--- START COLLECTED MATERIAL ---
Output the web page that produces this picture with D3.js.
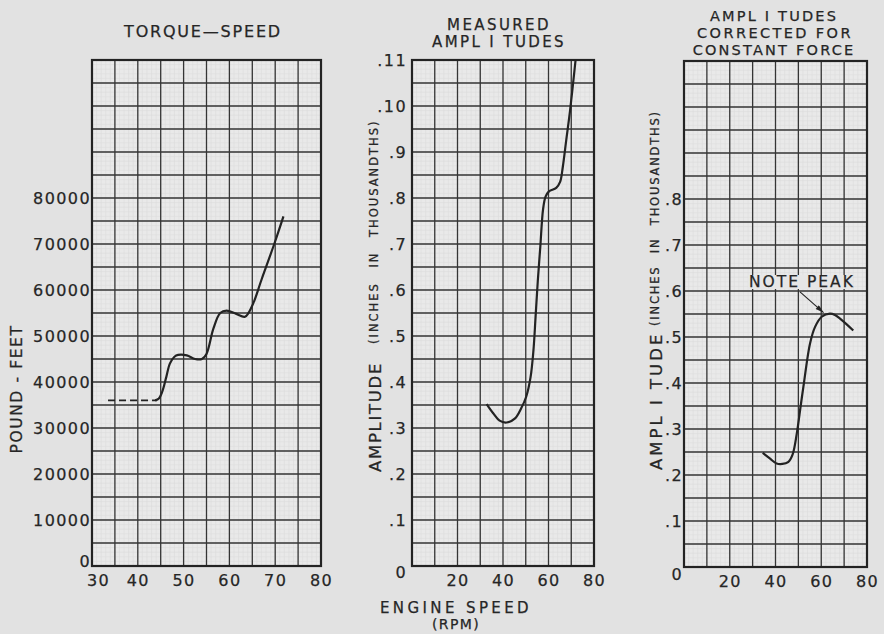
<!DOCTYPE html>
<html><head><meta charset="utf-8">
<script src="https://cdn.jsdelivr.net/npm/d3@7"></script>
<style>
body{margin:0;background:#e2e2e2}
svg{display:block}
text{font-family:"DejaVu Sans",Verdana,sans-serif;fill:#262626;stroke:#262626;stroke-width:0.25px}
</style>
</head><body>
<svg id="c" width="884" height="634"></svg>
<script>
// ---------- data ----------
const torqueDashRpm = [33.5, 44.2];
const torqueDashVal = [36000, 36000];
const torqueRpm = [43.8, 44.6, 45.3, 46.2, 47.0, 48.0, 48.8, 50.7, 52.5, 54.0, 55.0, 56.5, 58.0, 59.4, 61.5, 63.4, 64.9, 67.1, 70.0, 71.8];
const torqueVal = [36000, 36400, 37800, 41000, 44000, 45500, 45900, 45800, 45000, 45000, 46100, 51600, 55000, 55500, 54800, 54200, 56400, 62500, 70600, 76000];

const measuredRpm = [32.8, 35.7, 38.5, 41.6, 45.3, 48.0, 50.2, 52.1, 53.4, 54.3, 55.3, 56.4, 57.6, 58.7, 60.1, 63.4, 65.1, 66.3, 67.8, 69.5, 71.9];
const measuredAmp = [0.352, 0.332, 0.316, 0.312, 0.321, 0.343, 0.368, 0.410, 0.470, 0.540, 0.620, 0.694, 0.775, 0.803, 0.814, 0.822, 0.835, 0.868, 0.926, 0.991, 1.100];

const correctedRpm = [34.4, 37.5, 40.5, 43.0, 45.5, 47.5, 49.3, 51.0, 52.2, 55.1, 57.3, 60.2, 63.8, 66.0, 68.2, 71.0, 74.0];
const correctedAmp = [0.248, 0.236, 0.225, 0.224, 0.228, 0.245, 0.290, 0.350, 0.392, 0.486, 0.522, 0.544, 0.551, 0.548, 0.540, 0.528, 0.514];

const torqueXTicks = [30, 40, 50, 60, 70, 80];
const torqueYTicks = [0, 10000, 20000, 30000, 40000, 50000, 60000, 70000, 80000];
const torqueYLabels = ["0", "10000", "20000", "30000", "40000", "50000", "60000", "70000", "80000"];

const ampXTicks = [20, 40, 60, 80];
const measuredYTicks = [0, 0.1, 0.2, 0.3, 0.4, 0.5, 0.6, 0.7, 0.8, 0.9, 1.0, 1.1];
const measuredYLabels = ["0", ".1", ".2", ".3", ".4", ".5", ".6", ".7", ".8", ".9", ".10", ".11"];
const correctedYTicks = [0, 0.1, 0.2, 0.3, 0.4, 0.5, 0.6, 0.7, 0.8];
const correctedYLabels = ["0", ".1", ".2", ".3", ".4", ".5", ".6", ".7", ".8"];

const notePeak = {label: "NOTE PEAK", from: [50.7, 0.598], to: [61.0, 0.553]};

// ---------- drawing ----------
const svg = d3.select("#c");
svg.append("rect").attr("width", 884).attr("height", 634).attr("fill", "#e2e2e2");
svg.append("defs").append("marker").attr("id", "arr").attr("viewBox", "0 0 10 6").attr("refX", 10).attr("refY", 3)
  .attr("markerWidth", 10).attr("markerHeight", 5).attr("orient", "auto").attr("markerUnits", "userSpaceOnUse")
  .append("path").attr("d", "M0,0 L10,3 L0,6 Z").attr("fill", "#232323");

const ink = "#232323";

function grid(g, x, y, xStep, yStep) {
  const [x0, x1] = x.domain(), [y0, y1] = y.domain();
  const L = x.range()[0], R = x.range()[1], B = y.range()[0], T = y.range()[1];
  g.append("rect").attr("x", L).attr("y", T).attr("width", R - L).attr("height", B - T).attr("fill", "#e9e9e9");
  const nx = Math.round((x1 - x0) / xStep), ny = Math.round((y1 - y0) / yStep);
  const subX = d3.range(0, nx * 5 + 1).map(i => x0 + i * xStep / 5);
  const subY = d3.range(0, ny * 5 + 1).map(i => y0 + i * yStep / 5);
  const sg = g.append("g").attr("stroke", "#dcdcdc").attr("stroke-width", 0.6);
  sg.selectAll(".sx").data(subX).join("line").attr("x1", d => x(d)).attr("x2", d => x(d)).attr("y1", T).attr("y2", B);
  sg.selectAll(".sy").data(subY).join("line").attr("y1", d => y(d)).attr("y2", d => y(d)).attr("x1", L).attr("x2", R);
  const mx = d3.range(0, nx + 1).map(i => x0 + i * xStep);
  const my = d3.range(0, ny + 1).map(i => y0 + i * yStep);
  const mg = g.append("g").attr("stroke", "#353535").attr("stroke-width", 1.3);
  mg.selectAll(".mx").data(mx).join("line").attr("x1", d => x(d)).attr("x2", d => x(d)).attr("y1", T).attr("y2", B);
  mg.selectAll(".my").data(my).join("line").attr("y1", d => y(d)).attr("y2", d => y(d)).attr("x1", L).attr("x2", R);
  g.append("rect").attr("x", L).attr("y", T).attr("width", R - L).attr("height", B - T)
    .attr("fill", "none").attr("stroke", ink).attr("stroke-width", 2.2);
}

function styleAxis(sel) {
  sel.select(".domain").remove();
  sel.selectAll("text").style("font-family", '"DejaVu Sans",Verdana,sans-serif')
    .style("font-size", "16px").style("letter-spacing", "1.4px").attr("fill", "#262626");
}

function axes(g, x, y, xTicks, yTicks, yLabels, yPad, xPad) {
  const ax = g.append("g").attr("transform", `translate(0,${y.range()[0]})`)
    .call(d3.axisBottom(x).tickValues(xTicks).tickFormat(d3.format("d")).tickSize(0).tickPadding(xPad));
  styleAxis(ax);
  const ay = g.append("g").attr("transform", `translate(${x.range()[0]},0)`)
    .call(d3.axisLeft(y).tickValues(yTicks).tickFormat((d, i) => yLabels[i]).tickSize(0).tickPadding(yPad));
  styleAxis(ay);
  return {ax, ay};
}

const line = (x, y) => d3.line().x(d => x(d[0])).y(d => y(d[1])).curve(d3.curveCatmullRom.alpha(0.5));

// Panel 1: torque-speed
{
  const g = svg.append("g");
  const x = d3.scaleLinear().domain([30, 80]).range([92, 321]);
  const y = d3.scaleLinear().domain([0, 110000]).range([566, 60]);
  grid(g, x, y, 5, 5000);
  const {ax, ay} = axes(g, x, y, torqueXTicks, torqueYTicks, torqueYLabels, 1, 9);
  ax.selectAll(".tick text").filter(d => d === 30).attr("dx", "6");
  ay.selectAll(".tick text").filter(d => d === 0).attr("dy", "0.05em");
  g.append("path").datum(torqueDashRpm.map((d, i) => [d, torqueDashVal[i]]))
    .attr("d", line(x, y)).attr("fill", "none").attr("stroke", ink).attr("stroke-width", 1.8).attr("stroke-dasharray", "7,4");
  g.append("path").datum(torqueRpm.map((d, i) => [d, torqueVal[i]]))
    .attr("d", line(x, y)).attr("fill", "none").attr("stroke", ink).attr("stroke-width", 2.2);
  g.append("text").attr("x", 203).attr("y", 37).attr("text-anchor", "middle")
    .style("font-size", "16px").style("letter-spacing", "1.8px").text("TORQUE—SPEED");
  g.append("text").attr("transform", "translate(22,389) rotate(-90)").attr("text-anchor", "middle")
    .style("font-size", "15.5px").style("letter-spacing", "1.6px").text("POUND - FEET");
}

// Panel 2: measured amplitudes
{
  const g = svg.append("g");
  const x = d3.scaleLinear().domain([0, 80]).range([412, 594]);
  const y = d3.scaleLinear().domain([0, 1.1]).range([566, 60]);
  grid(g, x, y, 10, 0.05);
  const {ay} = axes(g, x, y, ampXTicks, measuredYTicks, measuredYLabels, 5, 9);
  ay.selectAll(".tick text").filter(d => d === 0).attr("dy", "0.7em");
  g.append("path").datum(measuredRpm.map((d, i) => [d, measuredAmp[i]]))
    .attr("d", line(x, y)).attr("fill", "none").attr("stroke", ink).attr("stroke-width", 2.2);
  g.append("text").attr("x", 499).attr("y", 30).attr("text-anchor", "middle")
    .style("font-size", "15px").style("letter-spacing", "2.4px").text("MEASURED");
  g.append("text").attr("x", 499).attr("y", 47).attr("text-anchor", "middle")
    .style("font-size", "15px").style("letter-spacing", "2.4px").text("AMPL I TUDES");
  g.append("text").attr("transform", "translate(381,472) rotate(-90)").attr("text-anchor", "start")
    .style("font-size", "16.5px").style("letter-spacing", "1.7px").text("AMPLITUDE");
  g.append("text").attr("transform", "translate(378,344) rotate(-90)").attr("text-anchor", "start")
    .style("font-size", "11.5px").style("letter-spacing", "2px").style("word-spacing", "9px")
    .text("(INCHES IN THOUSANDTHS)");
  g.append("text").attr("x", 456).attr("y", 613).attr("text-anchor", "middle")
    .style("font-size", "15px").style("letter-spacing", "3.4px").text("ENGINE SPEED");
  g.append("text").attr("x", 456).attr("y", 629).attr("text-anchor", "middle")
    .style("font-size", "14px").style("letter-spacing", "1.4px").text("(RPM)");
}

// Panel 3: corrected amplitudes
{
  const g = svg.append("g");
  const x = d3.scaleLinear().domain([0, 80]).range([684, 867]);
  const y = d3.scaleLinear().domain([0, 1.1]).range([567, 61]);
  grid(g, x, y, 10, 0.05);
  const {ay} = axes(g, x, y, ampXTicks, correctedYTicks, correctedYLabels, 1, 9);
  ay.selectAll(".tick text").filter(d => d === 0).attr("dy", "0.75em");
  g.append("path").datum(correctedRpm.map((d, i) => [d, correctedAmp[i]]))
    .attr("d", line(x, y)).attr("fill", "none").attr("stroke", ink).attr("stroke-width", 2.2);
  // note peak
  const tw = g.append("text").attr("x", 749).attr("y", 287).attr("text-anchor", "start")
    .style("font-size", "15.5px").style("letter-spacing", "2px").text(notePeak.label);
  const bb = tw.node().getBBox();
  g.insert("rect", () => tw.node()).attr("x", bb.x - 1).attr("y", bb.y + 2).attr("width", bb.width - 1).attr("height", bb.height - 4).attr("fill", "#e6e6e6");
  g.append("line").attr("x1", x(notePeak.from[0])).attr("y1", y(notePeak.from[1]))
    .attr("x2", x(notePeak.to[0])).attr("y2", y(notePeak.to[1]))
    .attr("stroke", ink).attr("stroke-width", 1.1).attr("marker-end", "url(#arr)");
  g.append("text").attr("x", 774).attr("y", 21).attr("text-anchor", "middle")
    .style("font-size", "14.5px").style("letter-spacing", "2.2px").text("AMPL I TUDES");
  g.append("text").attr("x", 775).attr("y", 38).attr("text-anchor", "middle")
    .style("font-size", "14.5px").style("letter-spacing", "2.4px").text("CORRECTED FOR");
  g.append("text").attr("x", 774).attr("y", 55).attr("text-anchor", "middle")
    .style("font-size", "14.5px").style("letter-spacing", "2.2px").text("CONSTANT FORCE");
  g.append("text").attr("transform", "translate(662,470) rotate(-90)").attr("text-anchor", "start")
    .style("font-size", "16.5px").style("letter-spacing", "3px").text("AMPL I TUDE");
  g.append("text").attr("transform", "translate(659,326) rotate(-90)").attr("text-anchor", "start")
    .style("font-size", "11.5px").style("letter-spacing", "1.8px").style("word-spacing", "7px")
    .text("(INCHES IN THOUSANDTHS)");
}
</script>
</body></html>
--- END COLLECTED MATERIAL ---
● DO THIS: Return exactly what appears from the opening line of the material through the line with "0.926, 0.991, 1.100];", apart from the pictures.

● SOLVED EXERCISE:
Output the web page that produces this picture with D3.js.
<!DOCTYPE html>
<html><head><meta charset="utf-8">
<script src="https://cdn.jsdelivr.net/npm/d3@7"></script>
<style>
body{margin:0;background:#e2e2e2}
svg{display:block}
text{font-family:"DejaVu Sans",Verdana,sans-serif;fill:#262626;stroke:#262626;stroke-width:0.25px}
</style>
</head><body>
<svg id="c" width="884" height="634"></svg>
<script>
// ---------- data ----------
const torqueDashRpm = [33.5, 44.2];
const torqueDashVal = [36000, 36000];
const torqueRpm = [43.8, 44.6, 45.3, 46.2, 47.0, 48.0, 48.8, 50.7, 52.5, 54.0, 55.0, 56.5, 58.0, 59.4, 61.5, 63.4, 64.9, 67.1, 70.0, 71.8];
const torqueVal = [36000, 36400, 37800, 41000, 44000, 45500, 45900, 45800, 45000, 45000, 46100, 51600, 55000, 55500, 54800, 54200, 56400, 62500, 70600, 76000];

const measuredRpm = [32.8, 35.7, 38.5, 41.6, 45.3, 48.0, 50.2, 52.1, 53.4, 54.3, 55.3, 56.4, 57.6, 58.7, 60.1, 63.4, 65.1, 66.3, 67.8, 69.5, 71.9];
const measuredAmp = [0.352, 0.332, 0.316, 0.312, 0.321, 0.343, 0.368, 0.410, 0.470, 0.540, 0.620, 0.694, 0.775, 0.803, 0.814, 0.822, 0.835, 0.868, 0.926, 0.991, 1.100];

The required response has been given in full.